In the opening pages of the book, Gimson assures the reader that he does not want to change their mind about Johnson and his politics, but does want to remind us that he is human. I think that’s why I read biographies of these larger-than-life political figures (well, okay, I read this one for my dissertation, but I probably would have read it anyway): to understand them as people. I remember most of the events of this book happening, but I wanted to learn more about why he made the decisions he did and how he managed to appeal to so many people. I think Gimson was successful in this.
Boris Johnson: The Rise and Fall of a Troublemaker at Number 10 went into far more detail about his relationships with other politicians than anything I’d read before, which I really enjoyed reading about. One of the reasons I love politics is because it is like an insane reality show – the backstabbing, infighting, and insults sometimes feel like deleted storylines from RuPaul’s Drag Race – so my favourite parts of the book were those that focused on his relationships with other politicians. Many of the side characters in the book now have more power than Johnson, including Jacob Rees Mogg and, of course, Rishi Sunak, so learning more about how Johnson influenced their careers was also really interesting.
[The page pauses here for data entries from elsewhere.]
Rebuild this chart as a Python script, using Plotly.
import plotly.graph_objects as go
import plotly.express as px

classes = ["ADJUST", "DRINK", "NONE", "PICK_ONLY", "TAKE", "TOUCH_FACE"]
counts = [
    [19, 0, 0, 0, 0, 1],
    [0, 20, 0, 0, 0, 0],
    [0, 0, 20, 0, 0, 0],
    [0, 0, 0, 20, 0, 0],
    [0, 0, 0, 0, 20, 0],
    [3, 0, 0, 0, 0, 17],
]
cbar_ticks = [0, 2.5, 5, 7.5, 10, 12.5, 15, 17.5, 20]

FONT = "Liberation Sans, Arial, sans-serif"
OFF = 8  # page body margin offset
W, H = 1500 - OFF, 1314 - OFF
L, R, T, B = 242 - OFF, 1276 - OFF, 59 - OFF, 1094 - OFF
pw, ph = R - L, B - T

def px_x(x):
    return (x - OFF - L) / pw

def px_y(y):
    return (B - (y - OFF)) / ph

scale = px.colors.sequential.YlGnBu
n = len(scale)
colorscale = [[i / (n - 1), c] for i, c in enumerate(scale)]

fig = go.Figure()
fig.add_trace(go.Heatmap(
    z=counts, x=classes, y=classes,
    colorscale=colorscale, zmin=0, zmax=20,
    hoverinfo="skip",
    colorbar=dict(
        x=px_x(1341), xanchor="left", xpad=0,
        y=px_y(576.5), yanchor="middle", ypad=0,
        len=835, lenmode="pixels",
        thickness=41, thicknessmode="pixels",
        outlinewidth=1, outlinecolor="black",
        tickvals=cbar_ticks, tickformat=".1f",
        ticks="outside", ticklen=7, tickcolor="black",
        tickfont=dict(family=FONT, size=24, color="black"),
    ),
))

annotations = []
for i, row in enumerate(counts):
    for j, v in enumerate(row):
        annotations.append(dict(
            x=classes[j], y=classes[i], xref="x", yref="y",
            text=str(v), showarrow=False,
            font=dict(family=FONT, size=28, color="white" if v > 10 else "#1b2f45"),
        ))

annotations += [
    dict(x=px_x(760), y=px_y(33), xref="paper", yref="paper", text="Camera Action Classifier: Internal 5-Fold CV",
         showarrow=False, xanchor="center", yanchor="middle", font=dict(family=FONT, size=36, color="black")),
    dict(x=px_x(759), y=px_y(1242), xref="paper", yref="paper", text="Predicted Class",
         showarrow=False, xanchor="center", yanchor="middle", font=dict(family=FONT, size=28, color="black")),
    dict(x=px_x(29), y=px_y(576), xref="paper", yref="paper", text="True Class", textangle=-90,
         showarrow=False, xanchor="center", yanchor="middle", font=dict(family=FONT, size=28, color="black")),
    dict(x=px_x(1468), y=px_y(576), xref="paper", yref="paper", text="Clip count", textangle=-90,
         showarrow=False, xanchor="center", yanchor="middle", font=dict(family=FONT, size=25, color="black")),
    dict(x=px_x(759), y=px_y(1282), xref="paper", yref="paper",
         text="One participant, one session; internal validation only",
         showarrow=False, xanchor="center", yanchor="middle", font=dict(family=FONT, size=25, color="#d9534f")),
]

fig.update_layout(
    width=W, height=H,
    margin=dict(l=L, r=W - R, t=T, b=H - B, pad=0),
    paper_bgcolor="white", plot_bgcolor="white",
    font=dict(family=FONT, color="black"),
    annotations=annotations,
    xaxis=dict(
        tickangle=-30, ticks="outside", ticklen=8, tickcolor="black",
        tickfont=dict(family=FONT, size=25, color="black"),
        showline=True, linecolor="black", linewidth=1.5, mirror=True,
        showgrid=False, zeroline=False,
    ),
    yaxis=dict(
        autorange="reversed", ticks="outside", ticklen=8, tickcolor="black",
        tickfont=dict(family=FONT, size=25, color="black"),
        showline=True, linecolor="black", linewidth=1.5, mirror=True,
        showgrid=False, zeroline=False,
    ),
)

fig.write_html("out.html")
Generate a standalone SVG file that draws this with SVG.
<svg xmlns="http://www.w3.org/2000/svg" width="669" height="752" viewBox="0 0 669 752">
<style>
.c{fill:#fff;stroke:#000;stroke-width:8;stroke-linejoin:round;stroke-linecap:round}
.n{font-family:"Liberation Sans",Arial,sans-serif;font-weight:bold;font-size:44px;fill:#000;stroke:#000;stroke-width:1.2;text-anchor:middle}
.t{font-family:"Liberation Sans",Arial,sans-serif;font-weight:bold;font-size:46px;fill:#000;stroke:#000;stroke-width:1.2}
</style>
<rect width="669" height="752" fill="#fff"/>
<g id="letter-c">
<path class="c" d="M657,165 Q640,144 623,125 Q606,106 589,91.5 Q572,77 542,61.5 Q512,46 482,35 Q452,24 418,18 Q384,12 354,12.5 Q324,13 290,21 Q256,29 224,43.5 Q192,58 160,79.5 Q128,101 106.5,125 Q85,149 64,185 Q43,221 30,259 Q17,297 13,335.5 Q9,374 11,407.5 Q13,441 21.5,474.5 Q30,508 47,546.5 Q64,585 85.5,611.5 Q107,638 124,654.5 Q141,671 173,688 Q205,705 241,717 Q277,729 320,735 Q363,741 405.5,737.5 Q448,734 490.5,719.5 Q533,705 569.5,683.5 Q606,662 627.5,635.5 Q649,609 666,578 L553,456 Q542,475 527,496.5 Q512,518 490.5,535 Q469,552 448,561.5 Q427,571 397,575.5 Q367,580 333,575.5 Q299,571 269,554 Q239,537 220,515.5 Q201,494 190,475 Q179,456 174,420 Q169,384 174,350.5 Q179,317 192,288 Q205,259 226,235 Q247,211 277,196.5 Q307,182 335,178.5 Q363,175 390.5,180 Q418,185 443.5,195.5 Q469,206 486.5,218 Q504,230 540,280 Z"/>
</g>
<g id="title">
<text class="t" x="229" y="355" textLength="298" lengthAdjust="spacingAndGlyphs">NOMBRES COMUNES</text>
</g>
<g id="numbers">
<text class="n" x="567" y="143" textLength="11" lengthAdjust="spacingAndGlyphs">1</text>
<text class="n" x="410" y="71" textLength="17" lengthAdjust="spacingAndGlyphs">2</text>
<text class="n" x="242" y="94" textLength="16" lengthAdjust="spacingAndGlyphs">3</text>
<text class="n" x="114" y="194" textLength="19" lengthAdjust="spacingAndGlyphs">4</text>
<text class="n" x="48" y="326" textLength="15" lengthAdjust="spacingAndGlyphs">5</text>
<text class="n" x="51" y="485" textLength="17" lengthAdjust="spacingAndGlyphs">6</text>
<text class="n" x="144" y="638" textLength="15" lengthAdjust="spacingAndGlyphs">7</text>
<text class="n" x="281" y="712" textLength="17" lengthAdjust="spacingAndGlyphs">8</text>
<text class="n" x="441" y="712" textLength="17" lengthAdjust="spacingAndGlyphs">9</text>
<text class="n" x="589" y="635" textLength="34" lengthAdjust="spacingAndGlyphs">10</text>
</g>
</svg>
My main criticism of Boris Johnson: The Rise and Fall of a Troublemaker at Number 10 is that, despite its subtitle, only a few pages are dedicated to the Chris Pincher scandal and Johnson’s resignation. There is a little more attention on the other events that led to his fall, including the Owen Patterson scandal and Partygate, but the dramatic events of his resignation are not given the space that I think they deserve. Maybe it’s unfair of me to judge a book by what isn’t included rather than what is, but the last year of Johnson’s premiership was one of the most interesting years in British politics I can remember (second only to the first year after his premiership), and I think it was a missed opportunity not to focus more on this period, and particularly on Johnson’s feelings and motivations.
Boris Johnson: The Rise and Fall of a Troublemaker at Number 10 is a well-written and often funny look at the career of one of the most fascinating figures in modern politics. I think this book could be enjoyed by most people, regardless of their feelings about Johnson. For the most part, Gimson doesn’t try to convert the reader to either a Johnson-lover or a Johnson-hater, but allows the reader to form their own opinion (which, admittedly, they had probably already decided on before reading this book). I do think there are some missed opportunities, but overall Boris Johnson: The Rise and Fall of a Troublemaker at Number 10 is an enjoyable read that made hours-long dissertation sessions in the library more bearable.